Delaminated Landscape
The main aim of the project is to create a subtle and seamless embedding of the colonial substance on-site within a 21st-century intervention. To achieve this, the project delaminates the ground and lifts it wherever the program is needed, creating a sandwich between ground and landscape filled with the program outlined by the customer. The entirely parametric nature of the project allows for simple updating of the program and profound flexibility during the execution of the design.
The landscape itself is defined by a responsive pattern, resulting from a generative process, which is both responsive to environmental forces as well as programmatic necessities. The Patterns can define the nature of the garden areas or can transform into structures providing shading as well as envelopes for outdoor Restaurants, Bars, Food Stalls, sporting activities, and more.
Most of the building volume is concentrated on the western part of the site in order to minimize the building envelope, as part of the sustainability strategy of the design. Rules of sustainability are applied rigorously throughout the design: The project makes extensive use of earthwork, by using the earth needed to excavate the car parking to form the landscape. Earth is used to provide insulation, to avoid waste of energy. Areas that do not need a view (Changing Booths, Squash Area, SPA, Tennis Center Court, etc), are primarily covered by earth, allowing only for daylight coming from the top. In order to provide a natural cooling system, the project suggests applying near-surface geothermal energy. The feasibility of this idea is based on the fact that major earthwork is part of the project proposal, which facilitates the inclusion of near-surface geothermal energy facilities.
The curvilinear form of the design facilitates the collection of water. The design includes channels along the slope lines which lead to the main water reservoir on the site, the pool between the two main colonial buildings.
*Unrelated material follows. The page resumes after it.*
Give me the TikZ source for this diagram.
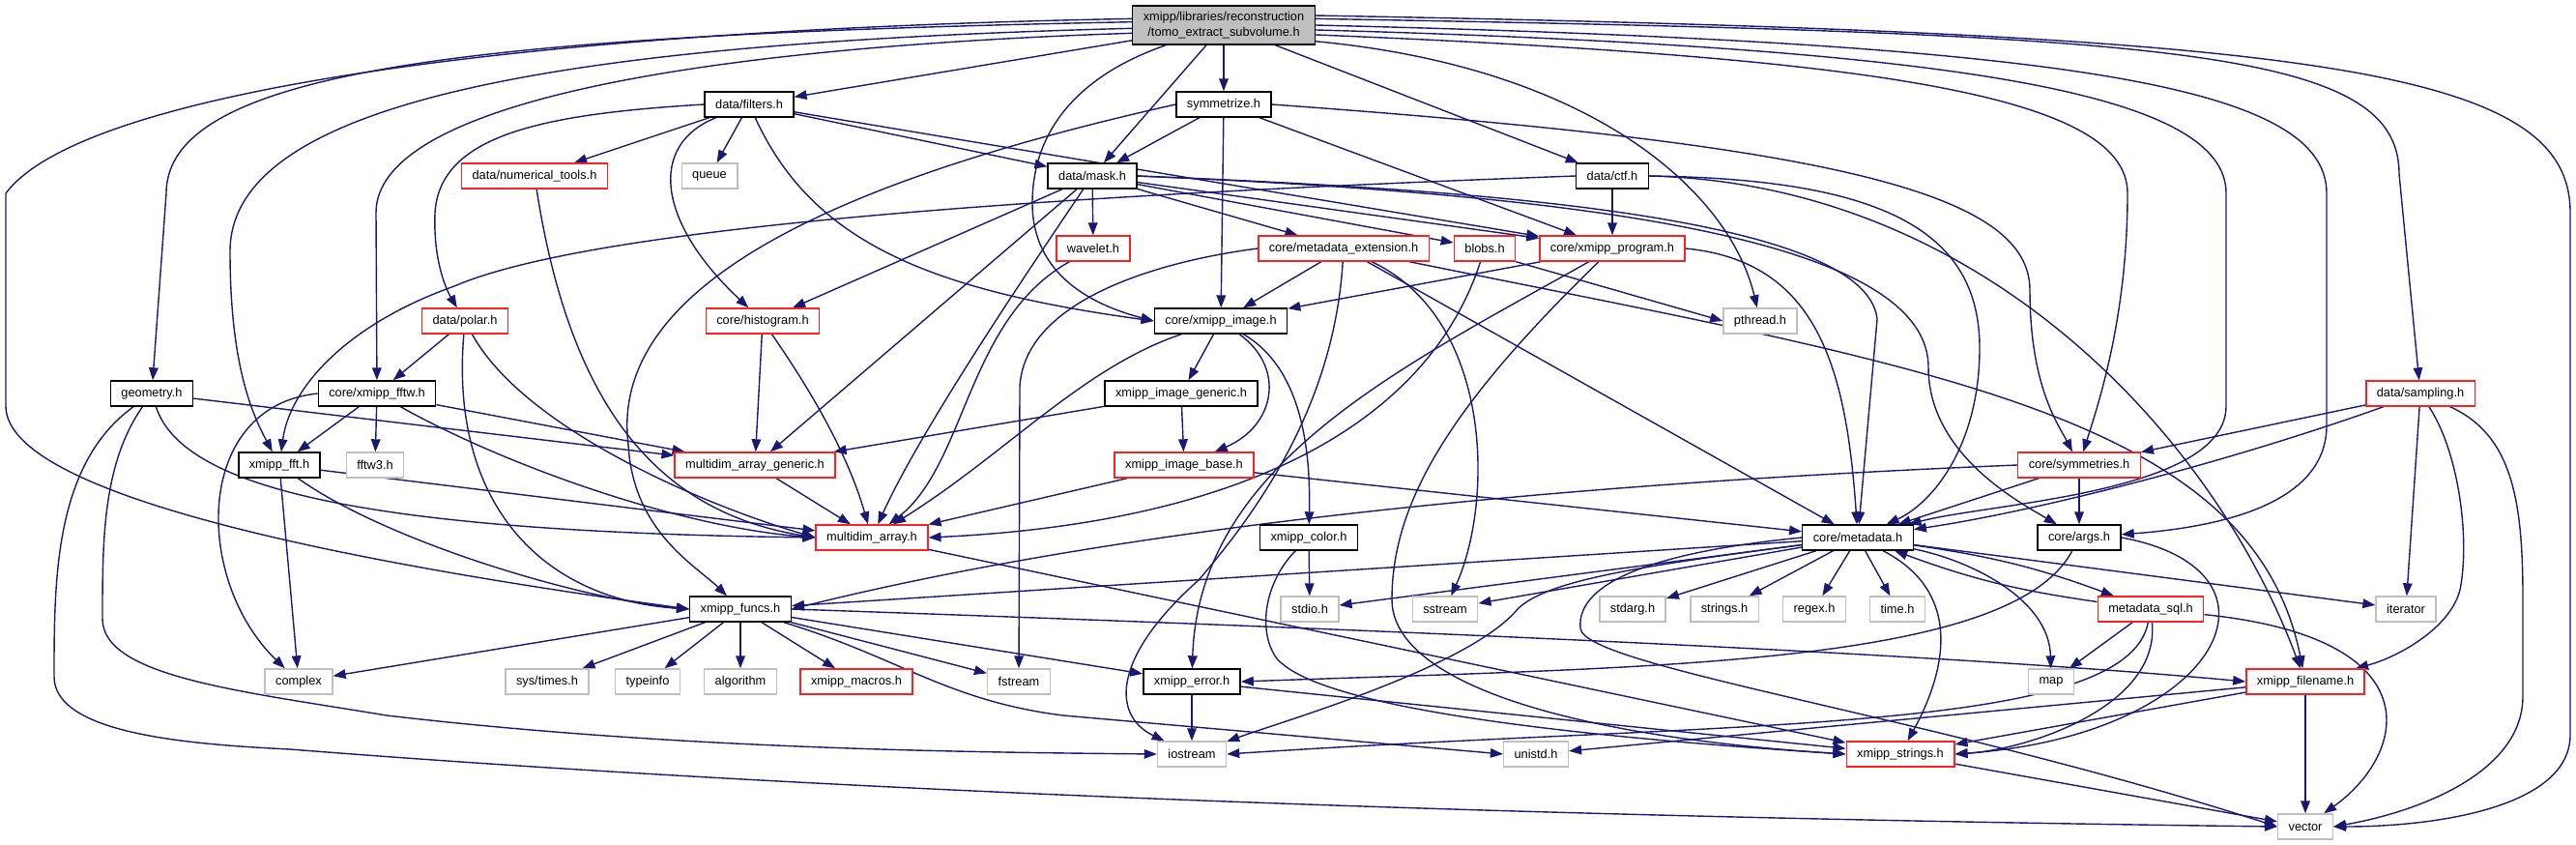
\documentclass[tikz,border=0pt]{standalone}
\usepackage{fontspec}
\setmainfont{Liberation Sans}
\usetikzlibrary{arrows.meta,backgrounds}
\definecolor{EdgeBlue}{HTML}{191970}
\definecolor{BoxRed}{HTML}{FF2020}
\definecolor{BoxGray}{HTML}{BFBFBF}

\tikzset{
  hdr/.style={draw=black, line width=0.7pt, fill=white, inner xsep=5.5pt, inner ysep=0pt,
    minimum height=13pt, font=\fontsize{6.4}{7.7}\selectfont},
  hdrred/.style={hdr, draw=BoxRed},
  hdrsys/.style={hdr, draw=BoxGray},
  hdrtop/.style={hdr, fill=BoxGray, align=center, minimum height=20pt, font=\fontsize{6.4}{8}\selectfont},
  inc/.style={draw=EdgeBlue, line width=0.7pt, -{Triangle[length=6.5pt,width=4.8pt]}},
}

\begin{document}
\begin{tikzpicture}[x=0.5pt, y=-0.5pt]
  \useasboundingbox (0,0) rectangle (2665,873);

  % headers, row by row
  \node[hdrtop] (top) at (1266,26) {xmipp/libraries/reconstruction\\/tomo\_extract\_subvolume.h};
  \node[hdr] (filters) at (775,108) {data/filters.h};
  \node[hdr] (symmetrize) at (1266,108) {symmetrize.h};
  \node[hdrred] (numtools) at (553,182) {data/numerical\_tools.h};
  \node[hdrsys] (queue) at (734,182) {queue};
  \node[hdr] (mask) at (1130,182) {data/mask.h};
  \node[hdr] (ctf) at (1668,182) {data/ctf.h};
  \node[hdrred] (wavelet) at (1131,257) {wavelet.h};
  \node[hdrred] (mdext) at (1390,257) {core/metadata\_extension.h};
  \node[hdrred] (blobs) at (1536,257) {blobs.h};
  \node[hdrred] (program) at (1668,257) {core/xmipp\_program.h};
  \node[hdrred] (polar) at (481,332) {data/polar.h};
  \node[hdrred] (histogram) at (789,332) {core/histogram.h};
  \node[hdr] (image) at (1263,332) {core/xmipp\_image.h};
  \node[hdrsys] (pthread) at (1821,332) {pthread.h};
  \node[hdr] (geometry) at (157,407) {geometry.h};
  \node[hdr] (fftw) at (390,407) {core/xmipp\_fftw.h};
  \node[hdr] (imggen) at (1222,407) {xmipp\_image\_generic.h};
  \node[hdrred] (sampling) at (2504,407) {data/sampling.h};
  \node[hdr] (fft) at (289,481) {xmipp\_fft.h};
  \node[hdrsys] (fftw3) at (388,481) {fftw3.h};
  \node[hdrred] (mdagen) at (781,481) {multidim\_array\_generic.h};
  \node[hdrred] (imgbase) at (1225,481) {xmipp\_image\_base.h};
  \node[hdrred] (symmetries) at (2151,481) {core/symmetries.h};
  \node[hdrred] (mda) at (902,556) {multidim\_array.h};
  \node[hdr] (color) at (1354,556) {xmipp\_color.h};
  \node[hdr] (metadata) at (1922,556) {core/metadata.h};
  \node[hdr] (args) at (2151,556) {core/args.h};
  \node[hdr] (funcs) at (766,630) {xmipp\_funcs.h};
  \node[hdrsys] (stdio) at (1355,630) {stdio.h};
  \node[hdrsys] (sstream) at (1495,630) {sstream};
  \node[hdrsys] (stdarg) at (1689,630) {stdarg.h};
  \node[hdrsys] (strings) at (1784,630) {strings.h};
  \node[hdrsys] (regex) at (1877,630) {regex.h};
  \node[hdrsys] (time) at (1963,630) {time.h};
  \node[hdrred] (mdsql) at (2225,630) {metadata\_sql.h};
  \node[hdrsys] (iterator) at (2489,630) {iterator};
  \node[hdrsys] (complex) at (309,705) {complex};
  \node[hdrsys] (systimes) at (566,705) {sys/times.h};
  \node[hdrsys] (typeinfo) at (670,705) {typeinfo};
  \node[hdrsys] (algorithm) at (766,705) {algorithm};
  \node[hdrred] (macros) at (886,705) {xmipp\_macros.h};
  \node[hdrsys] (fstream) at (1054,705) {fstream};
  \node[hdr] (error) at (1233,705) {xmipp\_error.h};
  \node[hdrsys] (map) at (2122,705) {map};
  \node[hdrred] (filename) at (2385,705) {xmipp\_filename.h};
  \node[hdrsys] (iostream) at (1233,780) {iostream};
  \node[hdrsys] (unistd) at (1589,780) {unistd.h};
  \node[hdrred] (strs) at (1966,780) {xmipp\_strings.h};
  \node[hdrsys] (vector) at (2385,855) {vector};

  \begin{scope}[on background layer]
  % includes of the subvolume header
  \draw[inc] (top.176) .. controls (500,32) and (80,100) .. (6,200) -- (6,420) .. controls (6,520) and (420,590) .. (funcs.west);
  \draw[inc] (top.178) .. controls (500,36) and (172,70) .. (172,200) -- (geometry);
  \draw[inc] (top.182) .. controls (600,44) and (238,100) .. (238,260) .. controls (238,380) and (262,430) .. (fft);
  \draw[inc] (top.185) .. controls (700,50) and (389,110) .. (389,220) -- (fftw);
  \draw[inc] (top) -- (filters);
  \draw[inc] (top) -- (mask);
  \draw[inc] (top) -- (symmetrize);
  \draw[inc] (top) .. controls (1110,80) and (1068,140) .. (1068,210) .. controls (1068,290) and (1140,318) .. (image.west);
  \draw[inc] (top) -- (ctf);
  \draw[inc] (top.-10) .. controls (1650,70) and (1790,200) .. (pthread);
  \draw[inc] (top.-6) .. controls (1950,60) and (2201,100) .. (2201,200) .. controls (2201,330) and (2170,420) .. (symmetries);
  \draw[inc] (top.-3) .. controls (2050,50) and (2303,100) .. (2303,200) -- (2303,420) .. controls (2303,510) and (2060,520) .. (metadata);
  \draw[inc] (top.0) .. controls (2150,45) and (2407,90) .. (2407,200) -- (2407,440) .. controls (2407,520) and (2300,545) .. (args);
  \draw[inc] (top.4) .. controls (2250,35) and (2482,50) .. (2482,180) -- (sampling);
  \draw[inc] (top.6) .. controls (2400,35) and (2659,70) .. (2659,220) -- (2659,760) .. controls (2659,835) and (2520,855) .. (vector);

  % data/filters.h
  \draw[inc] (filters) -- (numtools);
  \draw[inc] (filters) -- (queue);
  \draw[inc] (filters.west) .. controls (560,118) and (455,140) .. (450,220) .. controls (448,270) and (462,300) .. (polar);
  \draw[inc] (filters) .. controls (670,150) and (680,230) .. (histogram);
  \draw[inc] (filters) .. controls (840,250) and (960,300) .. (image.west);
  \draw[inc] (filters) -- (mask);
  \draw[inc] (filters) -- (program);

  % symmetrize.h
  \draw[inc] (symmetrize) -- (mask);
  \draw[inc] (symmetrize) -- (image);
  \draw[inc] (symmetrize) -- (program);
  \draw[inc] (symmetrize.east) .. controls (1900,150) and (2100,200) .. (2100,300) .. controls (2100,400) and (2130,440) .. (symmetries);
  \draw[inc] (symmetrize.west) .. controls (850,190) and (630,300) .. (650,460) .. controls (655,550) and (720,585) .. (funcs);

  % data/ctf.h
  \draw[inc] (ctf.west) .. controls (1000,205) and (600,240) .. (470,296) .. controls (360,335) and (300,400) .. (fft);
  \draw[inc] (ctf) -- (program);
  \draw[inc] (ctf.east) .. controls (1950,185) and (2048,240) .. (2048,360) .. controls (2048,460) and (2000,520) .. (metadata);
  \draw[inc] (ctf.east) .. controls (2050,190) and (2290,450) .. (filename);

  % data/mask.h
  \draw[inc] (mask) -- (wavelet);
  \draw[inc] (mask) -- (mdext);
  \draw[inc] (mask) -- (blobs);
  \draw[inc] (mask) -- (program);
  \draw[inc] (mask) -- (histogram);
  \draw[inc] (mask) -- (mdagen);
  \draw[inc] (mask) .. controls (1050,300) and (950,450) .. (mda);
  \draw[inc] (mask.east) .. controls (1500,195) and (1930,220) .. (1942,330) -- (metadata);
  \draw[inc] (mask.east) .. controls (1600,200) and (1995,240) .. (1995,380) .. controls (1995,470) and (2090,520) .. (args);

  % second row of includes
  \draw[inc] (wavelet) .. controls (1000,330) and (1000,480) .. (mda);
  \draw[inc] (mdext) -- (image);
  \draw[inc] (mdext.west) .. controls (1200,270) and (1060,310) .. (1055,400) -- (fstream);
  \draw[inc] (mdext) .. controls (1380,420) and (1300,530) .. (1240,600) .. controls (1150,680) and (1150,740) .. (iostream);
  \draw[inc] (mdext) .. controls (1545,330) and (1545,520) .. (sstream);
  \draw[inc] (mdext) -- (metadata);
  \draw[inc] (mdext) .. controls (2000,380) and (2330,430) .. (filename);
  \draw[inc] (blobs) .. controls (1480,430) and (1300,540) .. (mda.east);
  \draw[inc] (blobs.south east) -- (pthread.west);
  \draw[inc] (program) -- (image);
  \draw[inc] (program.east) .. controls (1880,270) and (1910,380) .. (metadata);
  \draw[inc] (program) .. controls (1450,380) and (1240,480) .. (error);
  \draw[inc] (program) .. controls (1500,420) and (1440,520) .. (1440,620) .. controls (1440,700) and (1600,760) .. (strs.west);

  % images and arrays
  \draw[inc] (image) -- (imggen);
  \draw[inc] (image) .. controls (1330,380) and (1320,440) .. (imgbase);
  \draw[inc] (image) .. controls (1120,380) and (1040,470) .. (mda);
  \draw[inc] (image) .. controls (1345,380) and (1356,460) .. (color);
  \draw[inc] (imggen) -- (mdagen);
  \draw[inc] (imggen) -- (imgbase);
  \draw[inc] (imgbase) -- (mda);
  \draw[inc] (imgbase) -- (metadata);
  \draw[inc] (histogram) -- (mdagen);
  \draw[inc] (histogram) .. controls (850,420) and (880,480) .. (mda);
  \draw[inc] (numtools) .. controls (590,420) and (680,530) .. (mda.west);
  \draw[inc] (mdagen) -- (mda);
  \draw[inc] (mda) -- (strs);

  % polar, fft, geometry
  \draw[inc] (polar) -- (fftw);
  \draw[inc] (polar) .. controls (540,440) and (720,520) .. (mda.west);
  \draw[inc] (polar) .. controls (465,520) and (560,620) .. (funcs.west);
  \draw[inc] (fftw) -- (fft);
  \draw[inc] (fftw) -- (fftw3);
  \draw[inc] (fftw) -- (mdagen);
  \draw[inc] (fftw) .. controls (520,480) and (700,545) .. (mda.west);
  \draw[inc] (fftw.west) .. controls (200,420) and (200,600) .. (complex);
  \draw[inc] (fft) -- (complex);
  \draw[inc] (fft) -- (mda);
  \draw[inc] (fft) .. controls (400,560) and (600,620) .. (funcs.west);
  \draw[inc] (geometry) -- (mdagen);
  \draw[inc] (geometry) .. controls (190,510) and (400,550) .. (mda.west);
  \draw[inc] (geometry) .. controls (106,480) and (106,560) .. (106,640) .. controls (106,700) and (250,715) .. (400,740) .. controls (700,775) and (1000,778) .. (iostream.west);
  \draw[inc] (geometry) .. controls (56,480) and (56,600) .. (56,700) .. controls (56,760) and (200,770) .. (300,775) .. controls (1000,830) and (1800,848) .. (vector.west);

  % xmipp_funcs.h
  \draw[inc] (funcs) -- (complex);
  \draw[inc] (funcs) -- (systimes);
  \draw[inc] (funcs) -- (typeinfo);
  \draw[inc] (funcs) -- (algorithm);
  \draw[inc] (funcs) -- (macros);
  \draw[inc] (funcs) -- (fstream);
  \draw[inc] (funcs) -- (error);
  \draw[inc] (funcs) .. controls (930,680) and (980,725) .. (1100,740) -- (unistd.west);
  \draw[inc] (funcs.east) .. controls (1400,650) and (2000,675) .. (filename.west);

  % color, error
  \draw[inc] (color) -- (stdio);
  \draw[inc] (color) .. controls (1310,600) and (1300,650) .. (1320,680) .. controls (1360,730) and (1600,760) .. (strs.west);
  \draw[inc] (error) -- (iostream);
  \draw[inc] (error) -- (strs);

  % sampling, symmetries, args
  \draw[inc] (sampling) -- (symmetries);
  \draw[inc] (sampling) .. controls (2300,480) and (2100,530) .. (metadata);
  \draw[inc] (sampling) -- (iterator);
  \draw[inc] (sampling) .. controls (2545,470) and (2555,560) .. (2545,610) .. controls (2535,650) and (2480,680) .. (filename);
  \draw[inc] (sampling) .. controls (2600,450) and (2610,520) .. (2610,620) -- (2610,720) .. controls (2610,800) and (2500,840) .. (vector.east);
  \draw[inc] (symmetries) -- (metadata);
  \draw[inc] (symmetries) -- (args);
  \draw[inc] (symmetries.west) .. controls (1500,505) and (1100,560) .. (funcs.east);
  \draw[inc] (args) .. controls (2080,690) and (1700,690) .. (error.east);
  \draw[inc] (args.east) .. controls (2380,590) and (2300,760) .. (strs.east);

  % core/metadata.h
  \draw[inc] (metadata) -- (funcs);
  \draw[inc] (metadata) .. controls (1700,585) and (1600,600) .. (1570,630) .. controls (1520,690) and (1330,745) .. (iostream);
  \draw[inc] (metadata) -- (stdio);
  \draw[inc] (metadata) -- (sstream);
  \draw[inc] (metadata) -- (stdarg);
  \draw[inc] (metadata) -- (strings);
  \draw[inc] (metadata) -- (regex);
  \draw[inc] (metadata) -- (time);
  \draw[inc] (metadata) .. controls (2040,580) and (2120,620) .. (map);
  \draw[inc] (metadata) -- (iterator);
  \draw[inc] (metadata) .. controls (2035,615) and (2010,700) .. (strs);
  \draw[inc] (metadata) to[bend left=6] (mdsql);
  \draw[inc] (metadata.west) .. controls (1720,570) and (1630,600) .. (1635,650) .. controls (1640,690) and (2000,740) .. (vector.west);

  % metadata_sql.h, xmipp_filename.h, xmipp_strings.h
  \draw[inc] (mdsql) to[bend left=6] (metadata);
  \draw[inc] (mdsql) -- (map);
  \draw[inc] (mdsql) .. controls (2235,730) and (2100,775) .. (strs.east);
  \draw[inc] (mdsql) .. controls (2200,760) and (1800,745) .. (iostream.east);
  \draw[inc] (mdsql) .. controls (2520,660) and (2490,780) .. (vector);
  \draw[inc] (filename) -- (strs);
  \draw[inc] (filename) -- (unistd);
  \draw[inc] (filename) -- (vector);
  \draw[inc] (strs) -- (vector);
  \end{scope}
\end{tikzpicture}
\end{document}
Apart from its practical nature, the pool forms a refreshing central point of reference for the design, as well as a reflection pool for the colonial buildings.
The lack of paving in our project, which serves to seals the ground, is intentional for two reasons: On the one side, the project uses a sophisticated method of gravel paths to create permeable surfaces that lead to a water collecting system underground. (gravel is used wherever paths are needed) and on the other hand, the lack of pavement increases the green areas of the design. No clear separation is made between areas for cars and pedestrians, increasing the attention of car drivers on the premises. The presence of cars is not encouraged on-site and avoided as much as possible. The parametric pattern in this design is both an organizational device as well as architectural intervention. It is of multiplicious nature, serving to provide a subdivision of the site, off the various garden areas and different greenscapes, but also framing, and incorporating, the colonial buildings. The pattern seamlessly converts from planar subdivision of the landscape to a three-dimensional scaffold for shading, restaurants, bars, etc, without outshining the main jewels of the site, the Club Building, and the Brigadier Annex.
This proposal suggests the fusion of landscape and architecture to provide a subtle frame for the colonial buildings. Solutions of sustainability are provided by the form of the design. Patterns are used as both generative devices as well as architectural interventions.